Быть толпой – это безумие, быть одиночкой – это тоже безумие, причём не меньшее, потому что человек не приравнивается к бесконечности, не может он быть приравнен и к нулю. Он уникальность, несущая в себе набор несовпадений с другими уникальностями. И поэтому мир лишён гармонии, он какофоничен и звучит диссонантно, потому что диссонанс этот формируют разные субъективные мнения, совокупность которых хотя и формирует мозаику этой действительности, но не порождает объективного видения мира. И поэтому в общем портрете человека, созданного этой мозаикой, глаза оказываются на руках, а ноги за спиной. Как говорила кошка Варежка из «Вольта»: «Меня беспокоит количество психов вокруг меня».
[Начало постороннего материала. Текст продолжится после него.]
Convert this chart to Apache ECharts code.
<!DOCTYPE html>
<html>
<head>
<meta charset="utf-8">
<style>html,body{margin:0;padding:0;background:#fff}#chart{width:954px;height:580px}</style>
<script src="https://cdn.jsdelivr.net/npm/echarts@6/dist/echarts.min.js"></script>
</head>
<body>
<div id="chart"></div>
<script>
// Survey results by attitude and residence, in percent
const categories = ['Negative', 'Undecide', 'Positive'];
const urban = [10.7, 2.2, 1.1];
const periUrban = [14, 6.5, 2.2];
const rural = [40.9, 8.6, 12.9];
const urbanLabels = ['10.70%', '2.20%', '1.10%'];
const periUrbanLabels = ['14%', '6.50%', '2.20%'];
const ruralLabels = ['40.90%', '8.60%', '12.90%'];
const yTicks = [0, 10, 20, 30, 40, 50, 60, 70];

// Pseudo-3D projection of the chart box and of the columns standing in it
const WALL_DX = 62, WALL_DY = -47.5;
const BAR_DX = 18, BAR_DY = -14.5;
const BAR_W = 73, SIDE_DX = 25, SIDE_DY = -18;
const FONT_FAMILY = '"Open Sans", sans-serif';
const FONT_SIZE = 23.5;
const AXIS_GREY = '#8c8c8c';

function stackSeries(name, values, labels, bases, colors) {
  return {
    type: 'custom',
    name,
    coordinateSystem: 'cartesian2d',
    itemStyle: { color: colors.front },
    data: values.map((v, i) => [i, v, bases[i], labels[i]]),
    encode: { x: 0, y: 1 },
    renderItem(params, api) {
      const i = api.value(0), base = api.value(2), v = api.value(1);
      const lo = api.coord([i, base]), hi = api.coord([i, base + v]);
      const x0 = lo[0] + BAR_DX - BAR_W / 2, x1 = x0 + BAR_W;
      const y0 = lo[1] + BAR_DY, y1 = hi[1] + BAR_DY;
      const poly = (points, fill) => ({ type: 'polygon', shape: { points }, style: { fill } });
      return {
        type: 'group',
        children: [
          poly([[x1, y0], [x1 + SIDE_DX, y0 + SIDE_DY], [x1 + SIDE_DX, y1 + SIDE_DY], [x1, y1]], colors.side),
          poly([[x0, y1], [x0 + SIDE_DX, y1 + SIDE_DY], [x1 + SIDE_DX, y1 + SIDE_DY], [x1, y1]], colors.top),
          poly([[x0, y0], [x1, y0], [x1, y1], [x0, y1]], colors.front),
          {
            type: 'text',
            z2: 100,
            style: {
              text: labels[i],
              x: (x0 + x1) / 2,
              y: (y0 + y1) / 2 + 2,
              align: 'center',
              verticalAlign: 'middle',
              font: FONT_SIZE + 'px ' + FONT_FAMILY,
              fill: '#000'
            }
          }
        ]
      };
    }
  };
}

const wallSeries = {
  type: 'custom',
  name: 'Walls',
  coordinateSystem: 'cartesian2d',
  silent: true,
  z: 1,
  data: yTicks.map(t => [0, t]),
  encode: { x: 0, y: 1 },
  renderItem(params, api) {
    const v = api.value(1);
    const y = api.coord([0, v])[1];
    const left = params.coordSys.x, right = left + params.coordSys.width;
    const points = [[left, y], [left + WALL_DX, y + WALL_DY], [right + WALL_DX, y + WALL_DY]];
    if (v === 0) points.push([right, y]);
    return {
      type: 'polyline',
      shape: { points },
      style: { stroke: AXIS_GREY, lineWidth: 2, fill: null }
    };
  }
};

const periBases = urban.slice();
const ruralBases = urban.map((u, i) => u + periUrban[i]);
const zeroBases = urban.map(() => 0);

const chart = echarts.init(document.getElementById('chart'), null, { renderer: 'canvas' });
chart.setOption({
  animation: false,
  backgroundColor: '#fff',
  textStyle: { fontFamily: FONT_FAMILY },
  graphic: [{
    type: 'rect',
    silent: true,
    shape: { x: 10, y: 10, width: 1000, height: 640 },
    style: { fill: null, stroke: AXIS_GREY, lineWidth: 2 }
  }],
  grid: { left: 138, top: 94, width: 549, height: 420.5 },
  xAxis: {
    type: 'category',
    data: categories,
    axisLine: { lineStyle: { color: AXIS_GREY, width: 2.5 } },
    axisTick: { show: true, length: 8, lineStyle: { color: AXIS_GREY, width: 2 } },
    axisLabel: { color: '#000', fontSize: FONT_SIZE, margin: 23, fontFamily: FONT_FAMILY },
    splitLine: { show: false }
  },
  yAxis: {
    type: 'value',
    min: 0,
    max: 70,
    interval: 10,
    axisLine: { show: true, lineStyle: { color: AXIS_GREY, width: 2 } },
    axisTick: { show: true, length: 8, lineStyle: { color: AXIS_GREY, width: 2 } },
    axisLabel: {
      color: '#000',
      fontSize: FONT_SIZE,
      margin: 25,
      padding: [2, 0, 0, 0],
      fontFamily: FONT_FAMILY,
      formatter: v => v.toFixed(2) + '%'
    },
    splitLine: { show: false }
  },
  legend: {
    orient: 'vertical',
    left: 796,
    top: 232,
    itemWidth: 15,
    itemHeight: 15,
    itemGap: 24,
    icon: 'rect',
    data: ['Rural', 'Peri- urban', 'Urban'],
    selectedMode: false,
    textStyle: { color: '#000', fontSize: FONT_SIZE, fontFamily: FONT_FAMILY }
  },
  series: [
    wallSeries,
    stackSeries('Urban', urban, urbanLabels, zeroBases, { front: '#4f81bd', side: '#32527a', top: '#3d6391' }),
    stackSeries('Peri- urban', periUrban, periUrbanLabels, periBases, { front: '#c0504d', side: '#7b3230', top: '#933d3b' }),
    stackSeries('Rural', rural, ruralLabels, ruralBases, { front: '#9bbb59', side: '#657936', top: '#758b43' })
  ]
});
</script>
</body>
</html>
И всё же толпа нужна, как в любви нужна физиология. Она нужна для многого. Кому-то – чтобы спрятаться, кому-то – чтобы найтись.
Но толпа – это не хаос, это система, она должна быть системой, иначе сожрёт саму себя, ухватив за хвост. Так начинаются гражданские войны, когда уровень энтропии повышается до недопустимого – такого, который разваливает систему, и она утрачивает способность к самоорганизации. Хорошо, когда в этой социальной системе иногда вспыхивает справедливость. Справедливость так-то никому не нужна, потому что никто не хочет справедливости по отношению к себе, все хотят всего и побольше именно вопреки справедливости. Но она делает систему устойчивой. Без справедливости система становится диктатурой с многочисленными уровнями приближения к верхушке власти. Справедливость в ней подменяется нравом и вкусовыми предпочтениями правителя, его желаниями и потребностями. Например, желанием Чаушеску иметь золотой унитаз.
Однажды один человек у власти сказал мне: «Справедливости не существует». Так же, как, наверное, добра, любви и многого другого, что не попадает под категорию меркантильного и прагматического. Я эту сентенцию не приняла, но в положение его войти постаралась, потому что нет хуже, чем справедливость без милосердия. Так вот и приходится по жизни балансировать, чтобы себя сохранить – сохранить от других и ради них же самих.
И всё же есть жизненные уравнения, где слишком много неизвестных, или слишком много ограничений, или слишком много вариантов решения.
…Высоко-высоко в горах пас чабан отару овец. Смотрит: летит орёл. Схватил орёл барана и полетел в небо. В это время мимо проходили охотники.
– Стреляйте! – крикнул им чабан. – Этот орёл унёс моего барана!
Один из охотников вскинул ружьё, выстрелил, прицелившись, и попал в орла. Орёл упал на землю, а баран полетел дальше. Так выпьем же за то, чтобы орлы не падали, а бараны не летали.